● Short task
Without including any images, repeat the data exactly.
[Collected material start]
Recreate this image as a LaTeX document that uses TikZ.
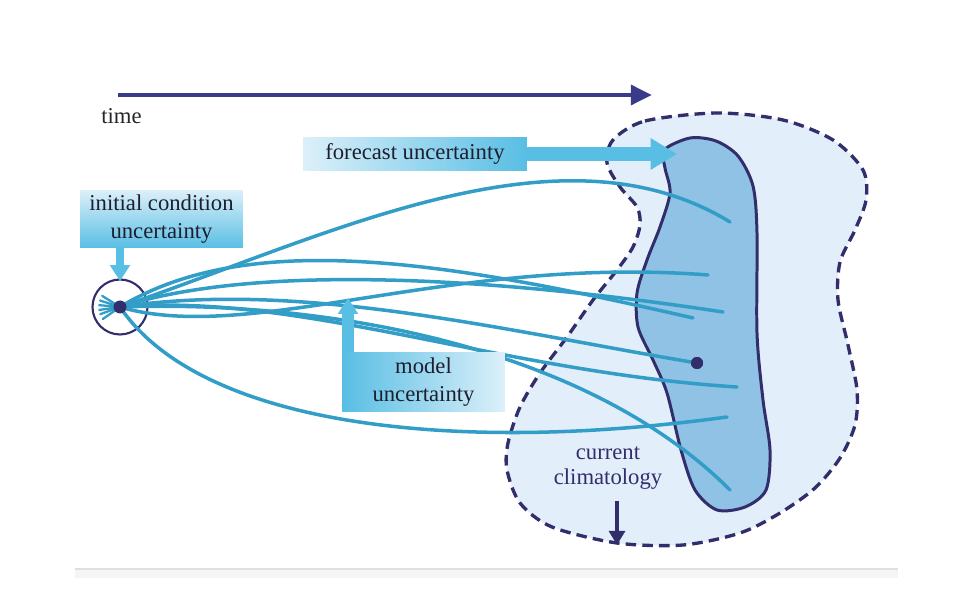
\documentclass[tikz,border=0pt]{standalone}
\usepackage{fontspec}
\setmainfont{Liberation Serif}
\usetikzlibrary{arrows.meta}
\definecolor{ClimNavy}{RGB}{50,46,108}
\definecolor{TimeNavy}{RGB}{58,58,138}
\definecolor{TrajCyan}{RGB}{50,158,200}
\definecolor{BoxCyan}{RGB}{88,190,228}
\definecolor{BoxLight}{RGB}{220,240,250}
\definecolor{ClimFill}{RGB}{226,238,249}
\definecolor{DistFill}{RGB}{143,194,228}
\definecolor{InkGray}{RGB}{30,30,46}
\tikzset{>=Triangle}
\tikzset{labelbox/.style={inner sep=0pt,align=center,text=InkGray,font=\fontsize{12.9}{16}\selectfont}}
\tikzset{traj/.style={draw=TrajCyan,line width=2pt,line cap=round}}
\tikzset{dotnode/.style={circle,fill=ClimNavy,inner sep=0pt,minimum size=0.24cm}}
\tikzset{fatarrow/.style={draw=BoxCyan,line cap=butt}}

\begin{document}
\begin{tikzpicture}[x=0.02cm,y=-0.02cm]
        \useasboundingbox (0,0) rectangle (980,614);
        % screenshot strip
        \fill[gray!8] (75,569) rectangle (898,578);
        \draw[gray!25,line width=0.6pt] (75,569) -- (898,569);
        % current climatology
        \draw[ClimNavy,fill=ClimFill,line width=1.9pt,dash pattern=on 6pt off 3.5pt]
            plot[smooth cycle] coordinates {(613,140) (645,121) (717,113) (783,120) (833,140) (863,170)
            (866,200) (855,230) (840,262) (838,300) (848,345) (857,390) (855,425) (840,458) (815,488)
            (780,513) (740,533) (683,545) (617,543) (552,527) (520,503) (507,470) (508,443) (520,407)
            (540,373) (567,337) (593,300) (617,270) (633,247) (640,225) (637,207) (620,187) (607,163)};
        % forecast distribution
        \draw[ClimNavy,fill=DistFill,line width=1.7pt]
            plot[smooth cycle] coordinates {(664,150) (690,138) (716,141) (738,156) (753,186) (757,233)
            (757,333) (763,400) (770,450) (766,490) (745,507) (717,510) (695,490) (681,450) (667,393)
            (653,360) (638,327) (637,293) (647,260) (660,227) (670,193) (665,168)};
        % time axis
        \coordinate (tstart) at (118,95);
        \coordinate (tend) at (652,95);
        \draw[TimeNavy,line width=2.8pt,-{Triangle[length=12pt,width=11pt]}] (tstart) -- (tend);
        \node[labelbox,anchor=west,text=black!85] (timelbl) at (101,116) {time};
        % ensemble
        \node[circle,draw=ClimNavy,line width=1.2pt,minimum size=1.1cm] (origin) at (120,307) {};
        \coordinate (e1) at (730,222);
        \coordinate (e2) at (708,275);
        \coordinate (e3) at (723,312);
        \coordinate (e4) at (693,318);
        \coordinate (e6) at (737,387);
        \coordinate (e7) at (727,417);
        \coordinate (e8) at (730,490);
        \node[dotnode] (member) at (697,363) {};
        \foreach \a in {145,160,172,185,198,212} \draw[traj,line width=1.3pt] (origin.center) -- ++(\a:21);
        \draw[traj] (origin.center) .. controls (330,235) and (560,118) .. (e1);
        \draw[traj] (origin.center) .. controls (250,345) and (450,255) .. (e2);
        \draw[traj] (origin.center) .. controls (250,265) and (480,275) .. (e3);
        \draw[traj] (origin.center) .. controls (250,228) and (450,262) .. (e4);
        \draw[traj] (origin.center) .. controls (300,280) and (500,330) .. (member.center);
        \draw[traj] (origin.center) .. controls (300,292) and (500,372) .. (e6);
        \draw[traj] (origin.center) .. controls (200,425) and (450,455) .. (e7);
        \draw[traj] (origin.center) .. controls (310,300) and (580,340) .. (e8);
        \node[dotnode,minimum size=0.26cm] (seed) at (origin.center) {};
        \node[dotnode] at (member) {};
        % uncertainty labels
        \node[labelbox,minimum width=3.26cm,minimum height=1.16cm,top color=BoxLight,bottom color=BoxCyan] (initial) at (161.5,219) {initial condition\\uncertainty};
        \coordinate (initialtip) at (120,281);
        \draw[fatarrow,line width=4.5pt,-{Triangle[length=9pt,width=11pt]}] (initial.south -| initialtip) -- (initialtip);
        \node[labelbox,minimum width=4.48cm,minimum height=0.66cm,left color=BoxLight,right color=BoxCyan] (forecast) at (415,154) {forecast uncertainty};
        \coordinate (fctip) at (677,154);
        \draw[fatarrow,line width=7.5pt,-{Triangle[length=15pt,width=17pt]}] (forecast.east) -- (fctip);
        \node[labelbox,minimum width=3.26cm,minimum height=1.2cm,left color=BoxCyan,right color=BoxLight] (model) at (423.5,382) {model\\uncertainty};
        \coordinate (modeltip) at (348,298);
        \draw[fatarrow,line width=6.5pt,-{Triangle[length=9pt,width=11pt]}] (model.north west -| modeltip) -- (modeltip);
        % climatology label
        \node[labelbox,text=ClimNavy,font=\fontsize{12.9}{14.5}\selectfont] (climlbl) at (608,468) {current\\climatology};
        \coordinate (climtail) at (617,501);
        \coordinate (climtip) at (617,545);
        \draw[ClimNavy,line width=2.3pt,-{Triangle[length=8pt,width=9pt]}] (climtail) -- (climtip);
    \end{tikzpicture}
\end{document}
[Collected material end]
● Exercise output
Recreate this image as a LaTeX document that uses TikZ.
\documentclass[tikz,border=0pt]{standalone}
\usepackage{fontspec}
\setmainfont{Liberation Serif}
\usetikzlibrary{arrows.meta}
\definecolor{ClimNavy}{RGB}{50,46,108}
\definecolor{TimeNavy}{RGB}{58,58,138}
\definecolor{TrajCyan}{RGB}{50,158,200}
\definecolor{BoxCyan}{RGB}{88,190,228}
\definecolor{BoxLight}{RGB}{220,240,250}
\definecolor{ClimFill}{RGB}{226,238,249}
\definecolor{DistFill}{RGB}{143,194,228}
\definecolor{InkGray}{RGB}{30,30,46}
\tikzset{>=Triangle}
\tikzset{labelbox/.style={inner sep=0pt,align=center,text=InkGray,font=\fontsize{12.9}{16}\selectfont}}
\tikzset{traj/.style={draw=TrajCyan,line width=2pt,line cap=round}}
\tikzset{dotnode/.style={circle,fill=ClimNavy,inner sep=0pt,minimum size=0.24cm}}
\tikzset{fatarrow/.style={draw=BoxCyan,line cap=butt}}

\begin{document}
\begin{tikzpicture}[x=0.02cm,y=-0.02cm]
        \useasboundingbox (0,0) rectangle (980,614);
        % screenshot strip
        \fill[gray!8] (75,569) rectangle (898,578);
        \draw[gray!25,line width=0.6pt] (75,569) -- (898,569);
        % current climatology
        \draw[ClimNavy,fill=ClimFill,line width=1.9pt,dash pattern=on 6pt off 3.5pt]
            plot[smooth cycle] coordinates {(613,140) (645,121) (717,113) (783,120) (833,140) (863,170)
            (866,200) (855,230) (840,262) (838,300) (848,345) (857,390) (855,425) (840,458) (815,488)
            (780,513) (740,533) (683,545) (617,543) (552,527) (520,503) (507,470) (508,443) (520,407)
            (540,373) (567,337) (593,300) (617,270) (633,247) (640,225) (637,207) (620,187) (607,163)};
        % forecast distribution
        \draw[ClimNavy,fill=DistFill,line width=1.7pt]
            plot[smooth cycle] coordinates {(664,150) (690,138) (716,141) (738,156) (753,186) (757,233)
            (757,333) (763,400) (770,450) (766,490) (745,507) (717,510) (695,490) (681,450) (667,393)
            (653,360) (638,327) (637,293) (647,260) (660,227) (670,193) (665,168)};
        % time axis
        \coordinate (tstart) at (118,95);
        \coordinate (tend) at (652,95);
        \draw[TimeNavy,line width=2.8pt,-{Triangle[length=12pt,width=11pt]}] (tstart) -- (tend);
        \node[labelbox,anchor=west,text=black!85] (timelbl) at (101,116) {time};
        % ensemble
        \node[circle,draw=ClimNavy,line width=1.2pt,minimum size=1.1cm] (origin) at (120,307) {};
        \coordinate (e1) at (730,222);
        \coordinate (e2) at (708,275);
        \coordinate (e3) at (723,312);
        \coordinate (e4) at (693,318);
        \coordinate (e6) at (737,387);
        \coordinate (e7) at (727,417);
        \coordinate (e8) at (730,490);
        \node[dotnode] (member) at (697,363) {};
        \foreach \a in {145,160,172,185,198,212} \draw[traj,line width=1.3pt] (origin.center) -- ++(\a:21);
        \draw[traj] (origin.center) .. controls (330,235) and (560,118) .. (e1);
        \draw[traj] (origin.center) .. controls (250,345) and (450,255) .. (e2);
        \draw[traj] (origin.center) .. controls (250,265) and (480,275) .. (e3);
        \draw[traj] (origin.center) .. controls (250,228) and (450,262) .. (e4);
        \draw[traj] (origin.center) .. controls (300,280) and (500,330) .. (member.center);
        \draw[traj] (origin.center) .. controls (300,292) and (500,372) .. (e6);
        \draw[traj] (origin.center) .. controls (200,425) and (450,455) .. (e7);
        \draw[traj] (origin.center) .. controls (310,300) and (580,340) .. (e8);
        \node[dotnode,minimum size=0.26cm] (seed) at (origin.center) {};
        \node[dotnode] at (member) {};
        % uncertainty labels
        \node[labelbox,minimum width=3.26cm,minimum height=1.16cm,top color=BoxLight,bottom color=BoxCyan] (initial) at (161.5,219) {initial condition\\uncertainty};
        \coordinate (initialtip) at (120,281);
        \draw[fatarrow,line width=4.5pt,-{Triangle[length=9pt,width=11pt]}] (initial.south -| initialtip) -- (initialtip);
        \node[labelbox,minimum width=4.48cm,minimum height=0.66cm,left color=BoxLight,right color=BoxCyan] (forecast) at (415,154) {forecast uncertainty};
        \coordinate (fctip) at (677,154);
        \draw[fatarrow,line width=7.5pt,-{Triangle[length=15pt,width=17pt]}] (forecast.east) -- (fctip);
        \node[labelbox,minimum width=3.26cm,minimum height=1.2cm,left color=BoxCyan,right color=BoxLight] (model) at (423.5,382) {model\\uncertainty};
        \coordinate (modeltip) at (348,298);
        \draw[fatarrow,line width=6.5pt,-{Triangle[length=9pt,width=11pt]}] (model.north west -| modeltip) -- (modeltip);
        % climatology label
        \node[labelbox,text=ClimNavy,font=\fontsize{12.9}{14.5}\selectfont] (climlbl) at (608,468) {current\\climatology};
        \coordinate (climtail) at (617,501);
        \coordinate (climtip) at (617,545);
        \draw[ClimNavy,line width=2.3pt,-{Triangle[length=8pt,width=9pt]}] (climtail) -- (climtip);
    \end{tikzpicture}
\end{document}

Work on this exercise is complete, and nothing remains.